The wage increases were not the only new restrictions issued to further restrict the H-1B process. The Department of Homeland Security’s USCIS narrowed the degrees acceptable for H-1B positions. Prior to this change, a degree equivalent to a U.S. Bachelor’s Degree in a field related to the position offered was required to obtain a visa. However, now the degree must be directly applicable to the job duties, not just related. Words like “usually” or “normally” required are thrown to the wayside, emphasizing strict enforcement of the rule. For example, this change requires a mechanical engineer to have a mechanical engineering degree, not just an engineering degree. 

However, the Interim Final Ruling (IFR) announced by the Department of Labor about the wage increase was struck down by a preliminary injunction in New Jersey and a federal court order in California.
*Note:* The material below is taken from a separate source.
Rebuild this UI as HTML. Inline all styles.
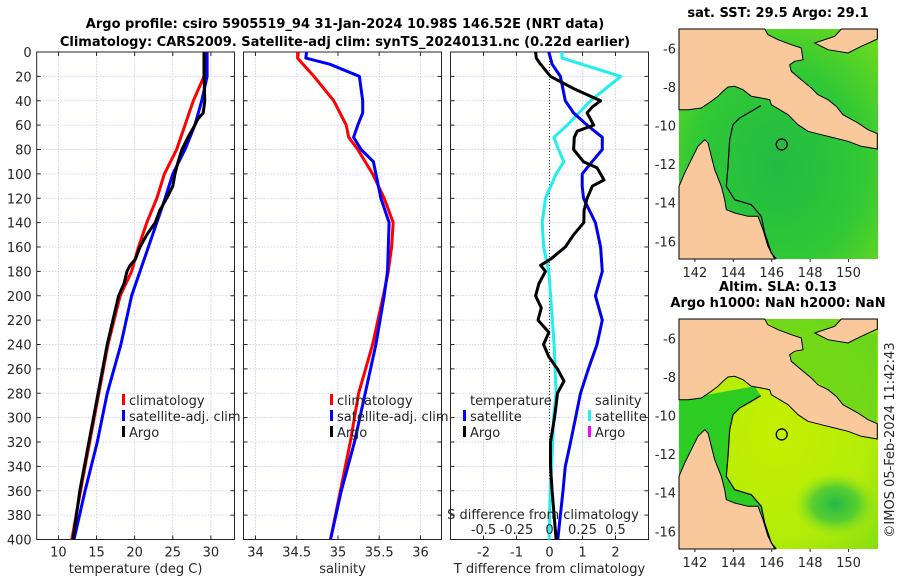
<!DOCTYPE html>
<html><head><meta charset="utf-8"><style>
html,body{margin:0;padding:0;background:#fff;}
svg{display:block;font-family:"DejaVu Sans","Liberation Sans",sans-serif;}
.t{font-size:13px;fill:#262626;}
.b{font-size:13px;font-weight:bold;fill:#000;}
</style></head><body>
<svg id="chart" width="900" height="580" viewBox="0 0 900 580">
<text class="b" x="345" y="28" text-anchor="middle">Argo profile: csiro 5905519_94 31-Jan-2024 10.98S 146.52E (NRT data)</text>
<text class="b" x="345" y="46" text-anchor="middle">Climatology: CARS2009. Satellite-adj clim: synTS_20240131.nc (0.22d earlier)</text>
<g id="panels"></g>
<g id="maps"></g>
<text class="t" transform="translate(894,440) rotate(-90)" text-anchor="middle">©IMOS 05-Feb-2024 11:42:43</text>
</svg>
<script>
// ---- data ----
const depthTicks=[0,20,40,60,80,100,120,140,160,180,200,220,240,260,280,300,320,340,360,380,400];
const tempTicks=[10,15,20,25,30];
const salTicks=[34,34.5,35,35.5,36];
const salTickLabels=["34","34.5","35","35.5","36"];
const dTTicks=[-2,-1,0,1,2];
const dSTicks=[-0.5,-0.25,0,0.25,0.5];
const dSTickLabels=["-0.5","-0.25","0","0.25","0.5"];

const climTDepth=[0,20,40,60,80,100,120,140,160,180,200,240,280,320,360,400];
const climT=[29.4,29.1,27.7,26.6,25.5,23.9,22.9,21.6,20.5,19.6,18.1,16.5,15.3,14.1,12.9,11.75];
const satT=[29.5,29.5,28.8,27.9,26.6,25.0,24.0,22.9,21.8,20.7,19.6,18.2,16.4,15.1,13.5,12.05];
const argoTDepth=[0,20,40,50,55,60,70,80,90,100,110,120,130,140,150,160,170,175,180,190,200,240,280,320,360,400];
const argoT=[29.1,29.1,29.2,29.0,28.3,27.9,27.0,26.2,25.7,25.3,25.0,24.2,23.3,22.7,21.6,20.7,20.1,19.4,19.0,18.6,17.9,16.4,15.2,14.0,12.8,11.9];

const climSDepth=[0,5,20,40,60,70,80,100,120,140,160,180,200,240,280,320,360,400];
const climS=[34.52,34.51,34.71,34.95,35.10,35.13,35.24,35.42,35.56,35.67,35.65,35.61,35.55,35.42,35.25,35.15,35.03,34.91];
const satSDepth=[0,5,10,20,40,50,60,70,80,90,100,120,140,160,180,200,240,280,320,360,400];
const satS=[34.62,34.61,34.9,35.26,35.30,35.30,35.24,35.19,35.28,35.43,35.46,35.52,35.62,35.61,35.60,35.56,35.46,35.33,35.2,35.04,34.91];

const satTdDepth=[0,10,20,40,50,60,70,80,90,100,110,120,140,160,180,200,220,240,260,280,300,320,340,360,380,400];
const satTdiff=[-0.02,0.08,0.33,0.48,0.73,1.14,1.6,1.6,1.29,0.99,0.99,1.03,1.39,1.55,1.6,1.39,1.6,1.44,1.18,0.94,0.79,0.64,0.48,0.41,0.33,0.25];
const argoTdDepth=[0,5,10,20,30,40,45,50,60,65,70,80,90,95,100,105,110,120,130,140,150,160,170,175,180,190,200,210,220,230,240,250,260,270,280,290,300,320,340,360,380,400];
const argoTdiff=[-0.42,-0.4,-0.27,0.03,0.73,1.55,1.3,1.14,1.34,0.84,0.75,0.73,1.03,1.44,1.55,1.65,1.3,1.14,1.05,1.04,0.73,0.48,0.03,-0.27,-0.12,-0.32,-0.42,-0.25,-0.35,-0.02,-0.18,-0.02,0.24,0.44,0.24,0.2,0.15,0.03,0.03,0.08,0.14,0.2];
const satSdDepth=[0,5,20,40,60,70,80,90,100,120,140,160,180,200,240,280,300,320,340,360,380,400];
const satSdiff=[0.095,0.095,0.54,0.31,0.135,0.033,0.068,0.108,0.05,-0.03,-0.055,-0.045,-0.005,0.008,0.035,0.05,0.03,0.025,0.015,0.005,0,-0.003];

// ---- helpers ----
const NS="http://www.w3.org/2000/svg";
function mk(tag,attrs,parent){const e=document.createElementNS(NS,tag);for(const k in attrs)e.setAttribute(k,attrs[k]);parent.appendChild(e);return e;}
const TOP=52,BOT=539.5;
const yD=d=>TOP+(BOT-TOP)*d/400;
const G=document.getElementById('panels');

function panel(name,x0,x1,xmin,xmax,ticks,labels,yLabels,xTitle){
  const g=mk('g',{},G);
  
  
  const xs=v=>x0+(x1-x0)*(v-xmin)/(xmax-xmin);
  ticks.forEach(v=>{const l=mk('line',{x1:xs(v),x2:xs(v),y1:TOP,y2:BOT,stroke:'#c4c8ec','stroke-width':0.8,'stroke-dasharray':'1.5,1.5'},g);
    });
  depthTicks.forEach(d=>{if(d===0||d===400)return;const l=mk('line',{x1:x0,x2:x1,y1:yD(d),y2:yD(d),stroke:'#c4c8ec','stroke-width':0.8,'stroke-dasharray':'1.5,1.5'},g);
    });
  depthTicks.forEach(d=>{mk('line',{x1:x0,x2:x0+4,y1:yD(d),y2:yD(d),stroke:'#262626'},g);mk('line',{x1:x1-4,x2:x1,y1:yD(d),y2:yD(d),stroke:'#262626'},g);
    if(yLabels){const t=mk('text',{x:x0-5,y:yD(d)+5,'text-anchor':'end',class:'t'},g);t.textContent=d;
      }});
  ticks.forEach((v,i)=>{mk('line',{x1:xs(v),x2:xs(v),y1:BOT,y2:BOT-4,stroke:'#262626'},g);mk('line',{x1:xs(v),x2:xs(v),y1:TOP,y2:TOP+4,stroke:'#262626'},g);
    const t=mk('text',{x:xs(v),y:BOT+17,'text-anchor':'middle',class:'t'},g);t.textContent=labels[i];
    });
  const r=mk('rect',{x:x0,y:TOP,width:x1-x0,height:BOT-TOP,fill:'none',stroke:'#262626','stroke-width':1},g);
  
  const tt=mk('text',{x:(x0+x1)/2,y:573,'text-anchor':'middle',class:'t'},g);tt.textContent=xTitle;
  
  return {g,xs};
}
function line(p,xs,vals,depths,color,name){
  const pts=vals.map((v,i)=>xs(v).toFixed(1)+','+yD(depths[i]).toFixed(1)).join(' ');
  const pl=mk('polyline',{points:pts,fill:'none',stroke:color,'stroke-width':3,'stroke-linejoin':'round'},p);
  
  
}
function legend(p,x,y,color,label,name){
  if(color){mk('rect',{x:x,y:y-11,width:3,height:11,fill:color},p);}
  const t=mk('text',{x:x+7,y:y,class:'t'},p);t.textContent=label;
  
  
}

// Panel 1 temperature
const P1=panel('temperature-panel',36.7,234.5,7.15,33.1,tempTicks,tempTicks.map(String),true,'temperature (deg C)');
line(P1.g,P1.xs,climT,climTDepth,'#ff0000','climatology-temp-line');
line(P1.g,P1.xs,satT,climTDepth,'#0000ff','satellite-temp-line');
line(P1.g,P1.xs,argoT,argoTDepth,'#000000','argo-temp-line');
legend(P1.g,122,405,'#ff0000','climatology','legend-climatology');
legend(P1.g,122,421,'#0000ff','satellite-adj. clim','legend-satellite');
legend(P1.g,122,437,'#000000','Argo','legend-argo');

// Panel 2 salinity
const P2=panel('salinity-panel',243.5,441.5,33.855,36.255,salTicks,salTickLabels,false,'salinity');
line(P2.g,P2.xs,climS,climSDepth,'#ff0000','climatology-sal-line');
line(P2.g,P2.xs,satS,satSDepth,'#0000ff','satellite-sal-line');
legend(P2.g,330,405,'#ff0000','climatology','legend-climatology-sal');
legend(P2.g,330,421,'#0000ff','satellite-adj. clim','legend-satellite-sal');
legend(P2.g,330,437,'#000000','Argo','legend-argo-sal');

// Panel 3 differences
const P3=panel('difference-panel',450.5,648.5,-3,3,dTTicks,dTTicks.map(String),false,'T difference from climatology');
const zl=mk('line',{x1:P3.xs(0),x2:P3.xs(0),y1:TOP,y2:BOT,stroke:'#333','stroke-width':1,'stroke-dasharray':'1,2'},P3.g);

const xsS=v=>P3.xs(v*4);
line(P3.g,xsS,satSdiff,satSdDepth,'#22eeee','salinity-satellite-diff-line');
line(P3.g,P3.xs,satTdiff,satTdDepth,'#0000ee','temperature-satellite-diff-line');
line(P3.g,P3.xs,argoTdiff,argoTdDepth,'#000000','temperature-argo-diff-line');
legend(P3.g,463,405,null,'temperature','legend-temperature-header');
legend(P3.g,463,421,'#0000ff','satellite','legend-temp-satellite');
legend(P3.g,463,437,'#000000','Argo','legend-temp-argo');
legend(P3.g,588,405,null,'salinity','legend-salinity-header');
legend(P3.g,588,421,'#22eeee','satellite','legend-sal-satellite');
legend(P3.g,588,437,'#ff00ff','Argo','legend-sal-argo');
dSTicks.forEach((v,i)=>{const t=mk('text',{x:xsS(v),y:534,'text-anchor':'middle',class:'t'},P3.g);t.textContent=dSTickLabels[i];
  });
const st=mk('text',{x:543,y:519,'text-anchor':'middle',class:'t'},P3.g);st.textContent='S difference from climatology';


// ---- maps ----
const lonTicks=[142,144,146,148,150];
const latTicks=[-6,-8,-10,-12,-14,-16];
const argoLon=146.52, argoLat=-10.98;
const M=document.getElementById('maps');
const pngLand=[[73,88],[330,88],[340,105],[370,120],[410,135],[440,145],[445,180],[420,185],[405,195],[410,215],[440,240],[470,265],[490,285],[520,300],[545,320],[565,345],[610,370],[640,390],[668,402],[668,448],[620,440],[580,425],[540,415],[500,405],[460,395],[430,375],[400,345],[375,330],[350,315],[345,300],[320,295],[290,290],[265,270],[240,260],[220,262],[205,275],[190,290],[170,305],[140,325],[100,330],[73,330]];
const nbLand=[[560,88],[668,88],[668,118],[620,140],[580,160],[520,150],[480,130],[540,110]];
const capeLand=[[73,560],[90,520],[110,480],[130,440],[150,420],[160,430],[170,470],[180,510],[200,560],[210,600],[215,630],[240,640],[280,650],[310,650],[325,690],[340,740],[360,778],[73,778]];
const isobath=[[318,318],[290,335],[255,355],[235,375],[225,420],[220,500],[215,560],[240,600],[290,615],[320,650],[330,700],[350,760],[365,778]];
function drawMap(name,oy,title1,title2,mode){
  const g=mk('g',{},M);
  
  
  const X0=679,X1=878,Y0=oy,Y1=oy+230;
  const lx=lon=>X0+(lon-141.17)*19.2;
  const ly=lat=>Y0+(-5.0-lat)*19.3;
  const cv=([zx,zy])=>(X0+(zx-73)/3).toFixed(1)+','+(Y0+(zy-88)/3).toFixed(1);
  const id=name+'-grad';
  const defs=mk('defs',{},g);
  if(mode===1){
    const rg=mk('radialGradient',{id:id,cx:'0.5',cy:'0.6',r:'0.7'},defs);
    mk('stop',{offset:'0','stop-color':'#22bb44'},rg);mk('stop',{offset:'0.6','stop-color':'#30c835'},rg);mk('stop',{offset:'1','stop-color':'#66d820'},rg);
  } else {
    const rg=mk('radialGradient',{id:id,cx:'0.5',cy:'0.5',r:'0.75'},defs);
    mk('stop',{offset:'0','stop-color':'#c4f000'},rg);mk('stop',{offset:'0.6','stop-color':'#b4ec08'},rg);mk('stop',{offset:'1','stop-color':'#7cdc14'},rg);
    const rg2=mk('radialGradient',{id:id+'2'},defs);
    mk('stop',{offset:'0','stop-color':'#22b84a','stop-opacity':'1'},rg2);mk('stop',{offset:'0.55','stop-color':'#44c838','stop-opacity':'0.8'},rg2);mk('stop',{offset:'1','stop-color':'#88dd20','stop-opacity':'0'},rg2);
  }
  mk('rect',{x:X0,y:Y0,width:X1-X0,height:Y1-Y0,fill:`url(#${id})`},g);
  if(mode===2){
    mk('polygon',{points:[[73,330],[300,290],[318,318],[290,335],[255,355],[235,375],[225,420],[220,500],[215,560],[240,600],[290,615],[320,650],[330,700],[350,760],[365,778],[73,778]].map(cv).join(' '),fill:'#2ccc22'},g);
    mk('ellipse',{cx:lx(149.3),cy:ly(-14.6),rx:42,ry:32,fill:`url(#${id}2)`},g);
    mk('polygon',{points:[[330,88],[560,88],[540,110],[480,130],[520,150],[668,130],[668,402],[610,370],[565,345],[520,300],[470,265],[410,215],[405,195],[445,180],[440,145],[370,120]].map(cv).join(' '),fill:'#5cd21e',opacity:0.75},g);
  }
  const land=[pngLand,nbLand,capeLand];
  land.forEach((poly,i)=>{const p=mk('polygon',{points:poly.map(cv).join(' '),fill:'#f9c99b',stroke:'#000','stroke-width':1},g);
    });
  mk('polyline',{points:isobath.map(cv).join(' '),fill:'none',stroke:'#000','stroke-width':1.2},g);
  const c=mk('circle',{cx:lx(argoLon),cy:ly(argoLat),r:5.5,fill:'none',stroke:'#000','stroke-width':1.3},g);
  
  lonTicks.forEach(v=>{const t=mk('text',{x:lx(v),y:Y1+18,'text-anchor':'middle',class:'t'},g);t.textContent=v;
    
    mk('line',{x1:lx(v),x2:lx(v),y1:Y1,y2:Y1+3,stroke:'#262626'},g);});
  latTicks.forEach(v=>{const t=mk('text',{x:X0-3,y:ly(v)+5,'text-anchor':'end',class:'t'},g);t.textContent=v;
    });
  const t1=mk('text',{x:778,y:oy-12-(title2?16:0),'text-anchor':'middle',class:'b'},g);t1.textContent=title1;
  
  if(title2){const t2=mk('text',{x:778,y:oy-12,'text-anchor':'middle',class:'b'},g);t2.textContent=title2;
    }
}
drawMap('sst-map',29,'sat. SST: 29.5 Argo: 29.1',null,1);
drawMap('sla-map',319,'Altim. SLA: 0.13','Argo h1000: NaN h2000: NaN',2);
</script>
</body></html>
The courts ruled that the administration did not offer the standard 30-day waiting period required by the Administrative Procedure ACT before putting the rule into effect. Because of the lack of due process, DOL was forced to revert to their previous wage levels, effective December 4, 2020. 

While employers enjoyed hearing they would not have to pay the higher wages, the DOL IFR continued to adversely affect employers who had already filed Labor Condition Applications (LCAs) using the higher wage data. An LCA is an application, filed with the DOL before an H-1B petition can be filed, that provides the government with information about the place of employment, job title, and duties, and proposed wage. An LCA must be submitted for approval, and, if approved by the DOL, posted at the employee’s intended worksite for 10 days to inform other employees of the wage and job duties of the prospective H-1B employee. Due to the time it takes for the DOL to process, review, and issue a decision on an LCA, most employers need to submit an LCA several months before they file the actual H-1B petition. For employers who filed an LCA with the higher wage level and want to change it to reflect the reverted lower wages, they would need to resubmit an LCA, wait for a decision, and repost the new LCA for 10 days. This is time-consuming and can severely delay the process of submitting the actual H-1B petition, but the only alternative is to continue to pay the unrealistic higher wage. 

Overall, while the courts managed to protect employers’ interests by requiring the Department of Labor to reconsider prevailing wages, employers will continue to feel the effects of the Interim final Ruling for months to come. The stringent qualifications for H-1B visas remain in effect, meaning that it may be more difficult for individuals with general degrees like business administration or engineering with no specialty to obtain a visa. In January 2021, the Department of Labor issued a final ruling on Prevailing wages, striking the middle ground between previous prevailing wages and the excessive minimums published in the interim final ruling. Prevailing wages were raised from the minimum being in the 17th percentile to the 35th percentile for entry-level workers. While this increase still going to be an added expense for H-1B employers, these changes will not go into effect until 2022, giving employers adequate time to plan. As the 2021 H-1B season approaches, employers may need to adapt to ensure they have followed all the new guidelines.